- [Given records]:

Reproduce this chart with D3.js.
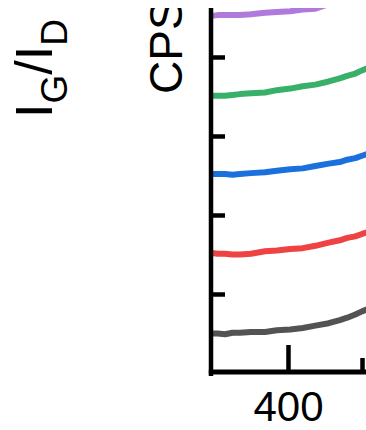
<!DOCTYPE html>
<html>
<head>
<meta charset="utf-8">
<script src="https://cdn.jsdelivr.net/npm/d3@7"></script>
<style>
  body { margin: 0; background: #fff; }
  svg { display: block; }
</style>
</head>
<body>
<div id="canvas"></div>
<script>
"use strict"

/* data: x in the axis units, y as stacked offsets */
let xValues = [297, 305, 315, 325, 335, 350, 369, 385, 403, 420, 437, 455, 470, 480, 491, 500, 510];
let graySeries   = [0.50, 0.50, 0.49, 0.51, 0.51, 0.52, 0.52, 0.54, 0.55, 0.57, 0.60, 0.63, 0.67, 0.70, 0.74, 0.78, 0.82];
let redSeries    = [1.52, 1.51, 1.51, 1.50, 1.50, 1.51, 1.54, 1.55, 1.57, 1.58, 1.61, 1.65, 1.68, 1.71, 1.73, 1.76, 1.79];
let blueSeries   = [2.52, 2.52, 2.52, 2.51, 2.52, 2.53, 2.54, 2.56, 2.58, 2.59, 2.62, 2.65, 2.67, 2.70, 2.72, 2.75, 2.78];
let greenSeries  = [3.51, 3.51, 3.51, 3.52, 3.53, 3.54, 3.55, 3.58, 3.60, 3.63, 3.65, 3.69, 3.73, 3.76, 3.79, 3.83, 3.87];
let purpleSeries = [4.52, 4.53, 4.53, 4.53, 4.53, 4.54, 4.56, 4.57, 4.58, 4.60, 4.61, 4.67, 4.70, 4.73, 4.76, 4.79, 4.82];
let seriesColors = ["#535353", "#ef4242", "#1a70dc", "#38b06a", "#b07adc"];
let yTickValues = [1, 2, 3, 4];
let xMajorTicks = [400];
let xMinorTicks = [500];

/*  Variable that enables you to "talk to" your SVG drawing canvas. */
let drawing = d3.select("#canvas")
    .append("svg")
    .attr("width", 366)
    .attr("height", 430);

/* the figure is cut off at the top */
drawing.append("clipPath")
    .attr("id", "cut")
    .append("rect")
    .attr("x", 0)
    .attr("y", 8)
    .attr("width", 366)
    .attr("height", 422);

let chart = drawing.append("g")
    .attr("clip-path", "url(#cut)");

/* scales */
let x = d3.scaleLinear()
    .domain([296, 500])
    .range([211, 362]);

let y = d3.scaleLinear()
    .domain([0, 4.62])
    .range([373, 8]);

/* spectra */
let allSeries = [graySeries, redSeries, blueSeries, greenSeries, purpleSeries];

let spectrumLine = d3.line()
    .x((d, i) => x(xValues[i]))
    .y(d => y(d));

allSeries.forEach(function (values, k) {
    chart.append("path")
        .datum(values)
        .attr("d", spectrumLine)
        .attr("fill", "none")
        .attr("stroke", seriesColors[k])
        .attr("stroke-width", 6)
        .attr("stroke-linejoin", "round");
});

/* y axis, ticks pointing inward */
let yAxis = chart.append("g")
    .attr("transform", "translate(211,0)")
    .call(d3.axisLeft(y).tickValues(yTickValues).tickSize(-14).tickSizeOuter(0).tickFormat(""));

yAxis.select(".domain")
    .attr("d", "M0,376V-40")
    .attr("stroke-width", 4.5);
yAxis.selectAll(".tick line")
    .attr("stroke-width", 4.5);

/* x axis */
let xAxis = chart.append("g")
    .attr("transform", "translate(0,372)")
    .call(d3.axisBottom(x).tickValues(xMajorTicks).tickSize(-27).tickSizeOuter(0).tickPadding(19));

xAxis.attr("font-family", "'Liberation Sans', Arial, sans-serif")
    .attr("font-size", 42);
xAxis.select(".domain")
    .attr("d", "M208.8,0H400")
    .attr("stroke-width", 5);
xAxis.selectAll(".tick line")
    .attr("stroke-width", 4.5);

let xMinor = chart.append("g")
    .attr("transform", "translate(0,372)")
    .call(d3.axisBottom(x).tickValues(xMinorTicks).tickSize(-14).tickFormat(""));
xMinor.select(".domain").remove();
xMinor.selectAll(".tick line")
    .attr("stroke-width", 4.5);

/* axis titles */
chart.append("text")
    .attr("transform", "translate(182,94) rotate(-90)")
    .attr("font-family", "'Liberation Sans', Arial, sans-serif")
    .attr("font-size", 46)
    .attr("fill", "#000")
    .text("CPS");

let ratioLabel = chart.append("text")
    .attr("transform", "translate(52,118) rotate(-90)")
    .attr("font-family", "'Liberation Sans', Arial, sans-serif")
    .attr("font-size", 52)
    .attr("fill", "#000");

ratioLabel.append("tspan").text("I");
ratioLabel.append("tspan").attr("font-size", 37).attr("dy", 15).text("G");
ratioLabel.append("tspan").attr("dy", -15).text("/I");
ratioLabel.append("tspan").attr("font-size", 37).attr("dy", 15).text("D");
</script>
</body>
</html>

* * *

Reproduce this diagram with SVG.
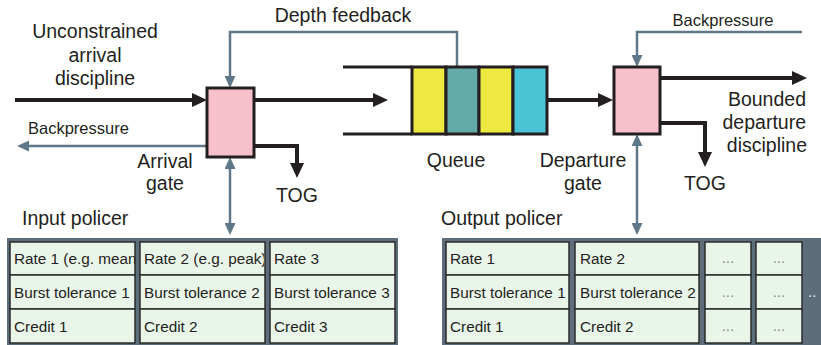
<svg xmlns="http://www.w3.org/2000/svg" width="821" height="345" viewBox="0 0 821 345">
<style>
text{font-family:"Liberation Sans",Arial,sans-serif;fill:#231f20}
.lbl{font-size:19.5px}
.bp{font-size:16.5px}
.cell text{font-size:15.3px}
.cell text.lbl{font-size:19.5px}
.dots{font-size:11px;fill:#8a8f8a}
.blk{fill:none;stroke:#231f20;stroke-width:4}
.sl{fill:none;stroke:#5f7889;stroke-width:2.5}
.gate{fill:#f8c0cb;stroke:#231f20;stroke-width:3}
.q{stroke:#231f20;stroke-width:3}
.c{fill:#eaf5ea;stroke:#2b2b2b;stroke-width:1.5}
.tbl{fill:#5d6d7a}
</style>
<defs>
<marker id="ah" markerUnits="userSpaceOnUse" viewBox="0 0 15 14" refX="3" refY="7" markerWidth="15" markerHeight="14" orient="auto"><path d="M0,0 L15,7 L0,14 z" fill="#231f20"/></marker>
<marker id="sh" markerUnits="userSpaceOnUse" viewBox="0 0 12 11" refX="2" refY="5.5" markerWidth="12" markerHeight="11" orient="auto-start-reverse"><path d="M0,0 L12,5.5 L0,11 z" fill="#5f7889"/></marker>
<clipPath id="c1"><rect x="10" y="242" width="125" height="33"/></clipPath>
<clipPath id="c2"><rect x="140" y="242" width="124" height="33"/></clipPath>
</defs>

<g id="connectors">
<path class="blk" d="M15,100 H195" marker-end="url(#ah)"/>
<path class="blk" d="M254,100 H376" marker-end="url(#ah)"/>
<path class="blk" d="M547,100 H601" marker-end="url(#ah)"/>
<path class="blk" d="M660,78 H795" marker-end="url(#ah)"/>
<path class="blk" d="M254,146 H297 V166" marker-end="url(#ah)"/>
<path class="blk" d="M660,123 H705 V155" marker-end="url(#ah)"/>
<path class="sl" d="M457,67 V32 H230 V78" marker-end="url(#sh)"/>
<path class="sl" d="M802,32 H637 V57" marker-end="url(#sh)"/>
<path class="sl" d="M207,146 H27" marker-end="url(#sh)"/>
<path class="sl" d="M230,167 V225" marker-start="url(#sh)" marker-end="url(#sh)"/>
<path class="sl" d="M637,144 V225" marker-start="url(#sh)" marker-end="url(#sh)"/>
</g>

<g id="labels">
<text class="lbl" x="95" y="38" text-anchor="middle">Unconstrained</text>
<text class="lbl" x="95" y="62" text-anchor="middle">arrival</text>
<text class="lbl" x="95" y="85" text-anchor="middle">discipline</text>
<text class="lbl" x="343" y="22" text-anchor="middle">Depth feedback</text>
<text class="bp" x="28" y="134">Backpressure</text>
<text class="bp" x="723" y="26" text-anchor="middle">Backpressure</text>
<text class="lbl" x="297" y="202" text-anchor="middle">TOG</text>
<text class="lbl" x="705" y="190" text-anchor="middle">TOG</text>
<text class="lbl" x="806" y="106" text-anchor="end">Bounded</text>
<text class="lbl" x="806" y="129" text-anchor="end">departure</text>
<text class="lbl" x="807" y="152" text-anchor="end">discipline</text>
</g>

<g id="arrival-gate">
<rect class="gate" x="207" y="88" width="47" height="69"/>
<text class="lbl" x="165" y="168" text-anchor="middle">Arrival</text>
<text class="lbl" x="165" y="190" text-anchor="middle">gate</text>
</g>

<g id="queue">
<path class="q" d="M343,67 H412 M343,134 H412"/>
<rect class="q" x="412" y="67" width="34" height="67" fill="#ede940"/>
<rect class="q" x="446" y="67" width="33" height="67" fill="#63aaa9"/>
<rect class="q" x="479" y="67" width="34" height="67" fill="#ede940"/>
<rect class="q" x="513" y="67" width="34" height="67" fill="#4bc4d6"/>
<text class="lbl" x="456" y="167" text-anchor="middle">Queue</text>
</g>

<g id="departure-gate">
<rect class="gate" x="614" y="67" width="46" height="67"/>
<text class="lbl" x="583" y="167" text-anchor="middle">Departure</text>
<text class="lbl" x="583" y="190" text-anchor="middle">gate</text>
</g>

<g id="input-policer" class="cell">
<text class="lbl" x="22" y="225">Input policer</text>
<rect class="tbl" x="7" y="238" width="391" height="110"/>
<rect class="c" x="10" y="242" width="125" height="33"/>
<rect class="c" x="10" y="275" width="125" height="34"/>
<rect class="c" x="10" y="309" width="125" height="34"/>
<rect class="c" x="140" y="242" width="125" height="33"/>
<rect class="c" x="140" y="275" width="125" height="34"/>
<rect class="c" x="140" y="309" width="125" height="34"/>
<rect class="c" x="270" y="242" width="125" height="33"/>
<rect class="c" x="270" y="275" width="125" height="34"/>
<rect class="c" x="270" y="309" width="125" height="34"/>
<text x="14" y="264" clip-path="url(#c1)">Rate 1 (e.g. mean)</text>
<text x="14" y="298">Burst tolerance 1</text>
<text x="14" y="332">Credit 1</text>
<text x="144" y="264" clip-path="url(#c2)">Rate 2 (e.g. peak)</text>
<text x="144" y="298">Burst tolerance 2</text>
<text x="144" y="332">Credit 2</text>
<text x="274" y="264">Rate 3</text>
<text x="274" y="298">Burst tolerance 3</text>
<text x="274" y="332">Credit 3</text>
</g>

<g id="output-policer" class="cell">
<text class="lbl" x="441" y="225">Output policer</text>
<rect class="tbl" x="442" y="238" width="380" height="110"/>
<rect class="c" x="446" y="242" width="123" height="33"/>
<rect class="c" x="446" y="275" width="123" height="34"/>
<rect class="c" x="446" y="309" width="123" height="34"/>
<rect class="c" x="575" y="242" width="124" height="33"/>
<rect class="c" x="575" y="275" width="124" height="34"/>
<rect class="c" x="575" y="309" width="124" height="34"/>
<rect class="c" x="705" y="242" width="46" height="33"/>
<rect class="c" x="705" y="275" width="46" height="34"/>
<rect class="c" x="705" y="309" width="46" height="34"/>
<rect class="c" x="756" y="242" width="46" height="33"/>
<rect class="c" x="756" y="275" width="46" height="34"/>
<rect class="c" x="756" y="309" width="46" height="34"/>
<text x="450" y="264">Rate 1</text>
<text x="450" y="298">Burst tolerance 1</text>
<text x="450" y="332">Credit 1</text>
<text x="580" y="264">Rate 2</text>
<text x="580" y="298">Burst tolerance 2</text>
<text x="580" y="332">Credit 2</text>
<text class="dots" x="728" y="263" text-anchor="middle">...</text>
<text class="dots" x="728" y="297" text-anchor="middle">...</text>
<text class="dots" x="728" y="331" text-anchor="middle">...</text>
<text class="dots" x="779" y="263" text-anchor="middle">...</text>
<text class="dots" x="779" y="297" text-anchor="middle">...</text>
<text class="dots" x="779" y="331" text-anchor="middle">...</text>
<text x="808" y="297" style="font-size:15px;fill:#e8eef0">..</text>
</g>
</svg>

==

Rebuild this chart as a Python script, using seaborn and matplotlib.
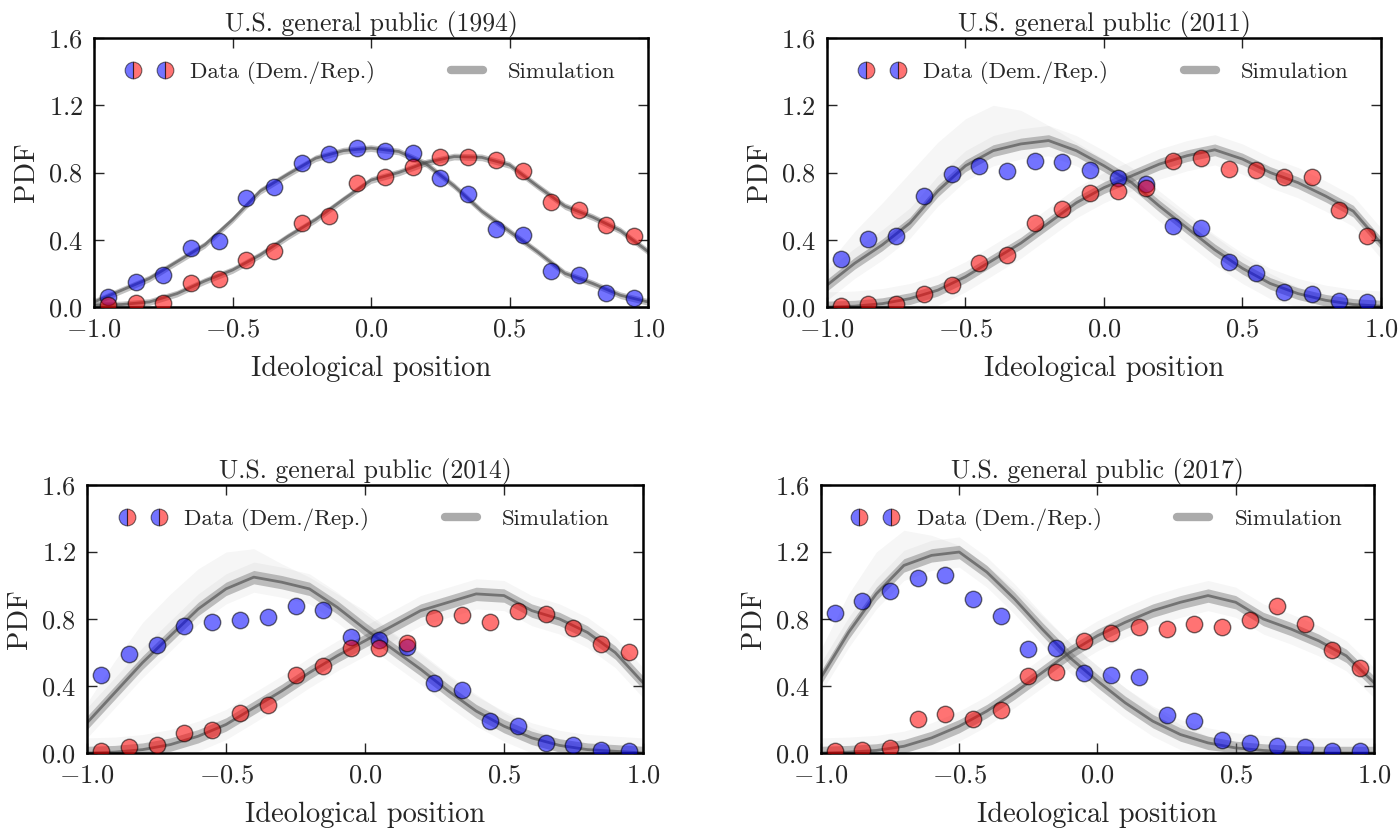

- [Exercise details]: Return each line of the listing that holds the string "with".

- [Solved problem]:
Reproduce this chart with D3.js.
Reproduce this diagram with SVG.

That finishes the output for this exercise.